#### [AIM OF THE TASK]
Omit every picture, and retype the lines that run from the beginning of the data below through the line containing "const pcoaControlEllipse = [-0.103, -0.08, 0.489, 0.311, -0.43];", inclusive.

#### [AVAILABLE DATA]
- - - - -
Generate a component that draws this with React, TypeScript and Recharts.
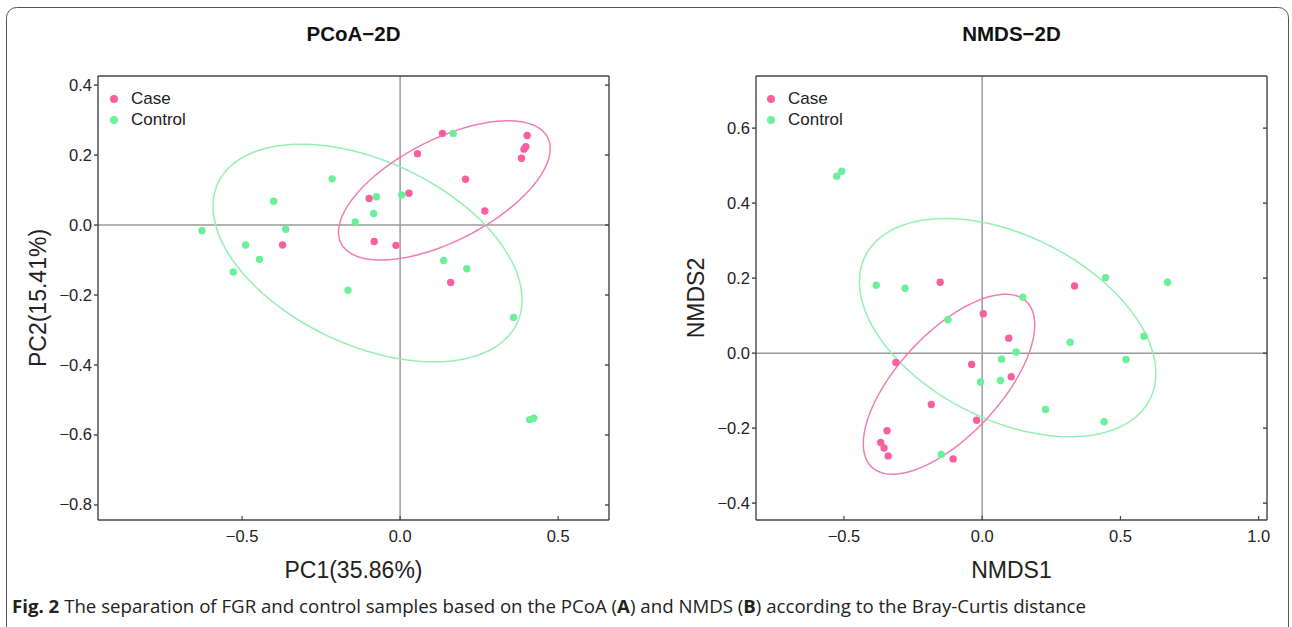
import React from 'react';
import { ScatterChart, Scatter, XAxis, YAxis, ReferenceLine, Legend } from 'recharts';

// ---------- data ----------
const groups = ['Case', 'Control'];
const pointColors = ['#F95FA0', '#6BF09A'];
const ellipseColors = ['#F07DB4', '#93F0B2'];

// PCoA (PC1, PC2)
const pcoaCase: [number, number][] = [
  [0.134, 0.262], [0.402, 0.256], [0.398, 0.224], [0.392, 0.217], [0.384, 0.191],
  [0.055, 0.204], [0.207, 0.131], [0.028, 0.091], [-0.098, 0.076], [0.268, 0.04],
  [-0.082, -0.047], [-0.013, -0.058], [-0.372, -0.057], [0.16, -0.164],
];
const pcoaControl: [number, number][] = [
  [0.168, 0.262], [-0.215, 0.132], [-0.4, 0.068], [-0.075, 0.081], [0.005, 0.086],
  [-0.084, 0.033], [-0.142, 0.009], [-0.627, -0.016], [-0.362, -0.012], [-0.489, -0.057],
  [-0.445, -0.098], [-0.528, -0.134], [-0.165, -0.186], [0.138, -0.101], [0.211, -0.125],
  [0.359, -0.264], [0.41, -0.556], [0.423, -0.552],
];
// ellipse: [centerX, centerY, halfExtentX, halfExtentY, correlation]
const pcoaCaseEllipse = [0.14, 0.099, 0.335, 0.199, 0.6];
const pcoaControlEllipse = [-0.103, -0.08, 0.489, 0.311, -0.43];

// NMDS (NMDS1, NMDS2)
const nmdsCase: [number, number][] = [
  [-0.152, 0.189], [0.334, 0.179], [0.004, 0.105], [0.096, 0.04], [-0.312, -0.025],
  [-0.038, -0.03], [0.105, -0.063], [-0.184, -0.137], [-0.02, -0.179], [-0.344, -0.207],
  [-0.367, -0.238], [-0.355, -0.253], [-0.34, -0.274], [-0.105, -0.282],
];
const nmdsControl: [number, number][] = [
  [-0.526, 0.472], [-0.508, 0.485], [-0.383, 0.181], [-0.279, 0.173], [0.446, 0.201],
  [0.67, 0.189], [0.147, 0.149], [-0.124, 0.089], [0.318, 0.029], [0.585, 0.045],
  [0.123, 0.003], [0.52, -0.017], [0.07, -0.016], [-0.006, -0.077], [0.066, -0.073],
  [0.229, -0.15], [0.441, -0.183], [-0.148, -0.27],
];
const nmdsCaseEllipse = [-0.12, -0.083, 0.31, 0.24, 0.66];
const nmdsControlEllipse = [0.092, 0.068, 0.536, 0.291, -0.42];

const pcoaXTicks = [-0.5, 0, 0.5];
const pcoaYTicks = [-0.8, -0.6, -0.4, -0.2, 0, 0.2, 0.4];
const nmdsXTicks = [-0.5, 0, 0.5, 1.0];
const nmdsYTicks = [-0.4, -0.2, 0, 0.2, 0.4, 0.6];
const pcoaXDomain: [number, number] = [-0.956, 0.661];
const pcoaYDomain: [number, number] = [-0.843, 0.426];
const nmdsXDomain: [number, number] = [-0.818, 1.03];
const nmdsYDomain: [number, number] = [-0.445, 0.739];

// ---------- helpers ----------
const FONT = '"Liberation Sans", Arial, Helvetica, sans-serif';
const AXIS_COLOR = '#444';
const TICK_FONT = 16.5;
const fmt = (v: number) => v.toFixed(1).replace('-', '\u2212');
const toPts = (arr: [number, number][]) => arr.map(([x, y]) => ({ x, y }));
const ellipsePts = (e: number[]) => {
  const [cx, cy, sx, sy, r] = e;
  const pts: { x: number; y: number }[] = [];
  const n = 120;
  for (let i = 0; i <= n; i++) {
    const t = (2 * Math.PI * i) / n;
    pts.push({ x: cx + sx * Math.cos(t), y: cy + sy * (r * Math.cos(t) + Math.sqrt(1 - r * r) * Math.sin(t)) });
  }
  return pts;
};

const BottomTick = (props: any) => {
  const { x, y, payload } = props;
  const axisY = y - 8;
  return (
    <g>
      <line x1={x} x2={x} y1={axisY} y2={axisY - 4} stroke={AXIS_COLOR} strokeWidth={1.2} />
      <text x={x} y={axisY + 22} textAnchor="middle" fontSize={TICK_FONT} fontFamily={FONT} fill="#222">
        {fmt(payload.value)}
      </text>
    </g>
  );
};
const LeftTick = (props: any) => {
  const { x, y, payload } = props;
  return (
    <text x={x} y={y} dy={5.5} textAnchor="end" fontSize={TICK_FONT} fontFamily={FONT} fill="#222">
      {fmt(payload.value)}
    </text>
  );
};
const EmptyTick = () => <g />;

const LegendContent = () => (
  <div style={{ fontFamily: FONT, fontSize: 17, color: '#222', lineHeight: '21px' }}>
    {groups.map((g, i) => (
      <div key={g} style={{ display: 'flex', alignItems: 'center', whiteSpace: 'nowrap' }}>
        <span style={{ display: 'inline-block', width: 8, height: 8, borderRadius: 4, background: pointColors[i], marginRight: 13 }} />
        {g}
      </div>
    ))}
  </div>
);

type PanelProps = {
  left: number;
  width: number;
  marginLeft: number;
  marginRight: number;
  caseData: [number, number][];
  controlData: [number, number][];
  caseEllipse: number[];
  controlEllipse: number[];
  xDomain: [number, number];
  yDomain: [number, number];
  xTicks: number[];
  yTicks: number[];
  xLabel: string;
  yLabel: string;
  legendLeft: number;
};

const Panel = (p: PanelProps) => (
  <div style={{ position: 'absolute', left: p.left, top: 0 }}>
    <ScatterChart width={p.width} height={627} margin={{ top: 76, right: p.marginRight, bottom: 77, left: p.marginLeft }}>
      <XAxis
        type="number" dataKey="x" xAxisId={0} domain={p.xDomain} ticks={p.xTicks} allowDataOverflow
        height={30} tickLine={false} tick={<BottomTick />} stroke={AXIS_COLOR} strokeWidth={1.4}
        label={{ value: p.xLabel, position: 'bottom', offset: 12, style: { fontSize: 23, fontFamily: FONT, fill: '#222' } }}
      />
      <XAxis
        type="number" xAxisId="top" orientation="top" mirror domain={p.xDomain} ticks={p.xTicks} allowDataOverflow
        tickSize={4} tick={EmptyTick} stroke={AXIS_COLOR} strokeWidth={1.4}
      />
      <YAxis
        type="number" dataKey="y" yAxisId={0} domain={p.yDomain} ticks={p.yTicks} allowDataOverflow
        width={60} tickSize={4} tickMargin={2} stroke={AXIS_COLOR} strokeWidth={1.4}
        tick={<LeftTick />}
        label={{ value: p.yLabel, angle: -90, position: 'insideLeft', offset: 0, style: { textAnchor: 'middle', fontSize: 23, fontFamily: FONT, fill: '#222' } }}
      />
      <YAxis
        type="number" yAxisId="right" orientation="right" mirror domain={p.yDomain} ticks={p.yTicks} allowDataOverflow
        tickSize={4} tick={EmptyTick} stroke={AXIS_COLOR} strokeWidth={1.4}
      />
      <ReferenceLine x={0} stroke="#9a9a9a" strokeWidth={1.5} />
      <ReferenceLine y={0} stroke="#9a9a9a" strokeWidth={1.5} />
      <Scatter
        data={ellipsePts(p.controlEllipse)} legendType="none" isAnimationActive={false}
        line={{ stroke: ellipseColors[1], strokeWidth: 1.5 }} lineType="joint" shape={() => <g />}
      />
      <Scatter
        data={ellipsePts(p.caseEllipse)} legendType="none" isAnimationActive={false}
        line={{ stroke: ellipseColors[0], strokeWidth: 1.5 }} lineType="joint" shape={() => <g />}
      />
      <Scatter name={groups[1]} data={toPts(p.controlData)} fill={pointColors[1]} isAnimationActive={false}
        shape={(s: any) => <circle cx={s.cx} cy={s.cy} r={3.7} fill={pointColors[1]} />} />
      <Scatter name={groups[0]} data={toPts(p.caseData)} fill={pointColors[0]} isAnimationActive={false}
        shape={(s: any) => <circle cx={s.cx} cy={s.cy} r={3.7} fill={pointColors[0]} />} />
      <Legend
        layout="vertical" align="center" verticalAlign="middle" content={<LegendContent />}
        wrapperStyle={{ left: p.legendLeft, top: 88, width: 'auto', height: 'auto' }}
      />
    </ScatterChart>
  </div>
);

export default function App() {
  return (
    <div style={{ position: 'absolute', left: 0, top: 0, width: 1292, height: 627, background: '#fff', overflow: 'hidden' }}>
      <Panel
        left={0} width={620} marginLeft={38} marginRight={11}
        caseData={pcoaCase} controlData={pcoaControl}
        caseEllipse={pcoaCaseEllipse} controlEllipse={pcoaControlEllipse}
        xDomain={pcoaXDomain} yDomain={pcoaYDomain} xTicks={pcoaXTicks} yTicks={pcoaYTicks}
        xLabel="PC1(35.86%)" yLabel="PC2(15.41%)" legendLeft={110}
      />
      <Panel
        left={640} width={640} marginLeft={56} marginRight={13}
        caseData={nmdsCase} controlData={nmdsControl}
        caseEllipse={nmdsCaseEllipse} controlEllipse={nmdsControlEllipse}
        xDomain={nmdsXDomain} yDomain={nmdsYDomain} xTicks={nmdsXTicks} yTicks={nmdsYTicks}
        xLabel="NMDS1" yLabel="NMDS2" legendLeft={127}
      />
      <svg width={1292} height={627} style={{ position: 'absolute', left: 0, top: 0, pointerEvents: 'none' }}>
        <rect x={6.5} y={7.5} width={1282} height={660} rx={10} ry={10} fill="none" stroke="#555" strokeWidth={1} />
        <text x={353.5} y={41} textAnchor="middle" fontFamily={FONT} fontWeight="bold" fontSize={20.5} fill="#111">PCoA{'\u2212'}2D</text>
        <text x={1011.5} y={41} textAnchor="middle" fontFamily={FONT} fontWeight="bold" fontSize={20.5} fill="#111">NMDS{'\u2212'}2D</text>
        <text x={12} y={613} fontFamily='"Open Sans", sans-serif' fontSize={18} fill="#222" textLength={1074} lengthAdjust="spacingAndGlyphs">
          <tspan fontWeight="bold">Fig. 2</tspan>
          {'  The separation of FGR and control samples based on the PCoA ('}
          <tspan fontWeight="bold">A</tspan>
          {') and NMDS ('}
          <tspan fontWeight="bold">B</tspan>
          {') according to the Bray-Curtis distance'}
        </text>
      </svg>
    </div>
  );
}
- - - - -
#### [THE ANSWER]
Generate a component that draws this with React, TypeScript and Recharts.
import React from 'react';
import { ScatterChart, Scatter, XAxis, YAxis, ReferenceLine, Legend } from 'recharts';

// ---------- data ----------
const groups = ['Case', 'Control'];
const pointColors = ['#F95FA0', '#6BF09A'];
const ellipseColors = ['#F07DB4', '#93F0B2'];

// PCoA (PC1, PC2)
const pcoaCase: [number, number][] = [
  [0.134, 0.262], [0.402, 0.256], [0.398, 0.224], [0.392, 0.217], [0.384, 0.191],
  [0.055, 0.204], [0.207, 0.131], [0.028, 0.091], [-0.098, 0.076], [0.268, 0.04],
  [-0.082, -0.047], [-0.013, -0.058], [-0.372, -0.057], [0.16, -0.164],
];
const pcoaControl: [number, number][] = [
  [0.168, 0.262], [-0.215, 0.132], [-0.4, 0.068], [-0.075, 0.081], [0.005, 0.086],
  [-0.084, 0.033], [-0.142, 0.009], [-0.627, -0.016], [-0.362, -0.012], [-0.489, -0.057],
  [-0.445, -0.098], [-0.528, -0.134], [-0.165, -0.186], [0.138, -0.101], [0.211, -0.125],
  [0.359, -0.264], [0.41, -0.556], [0.423, -0.552],
];
// ellipse: [centerX, centerY, halfExtentX, halfExtentY, correlation]
const pcoaCaseEllipse = [0.14, 0.099, 0.335, 0.199, 0.6];
const pcoaControlEllipse = [-0.103, -0.08, 0.489, 0.311, -0.43];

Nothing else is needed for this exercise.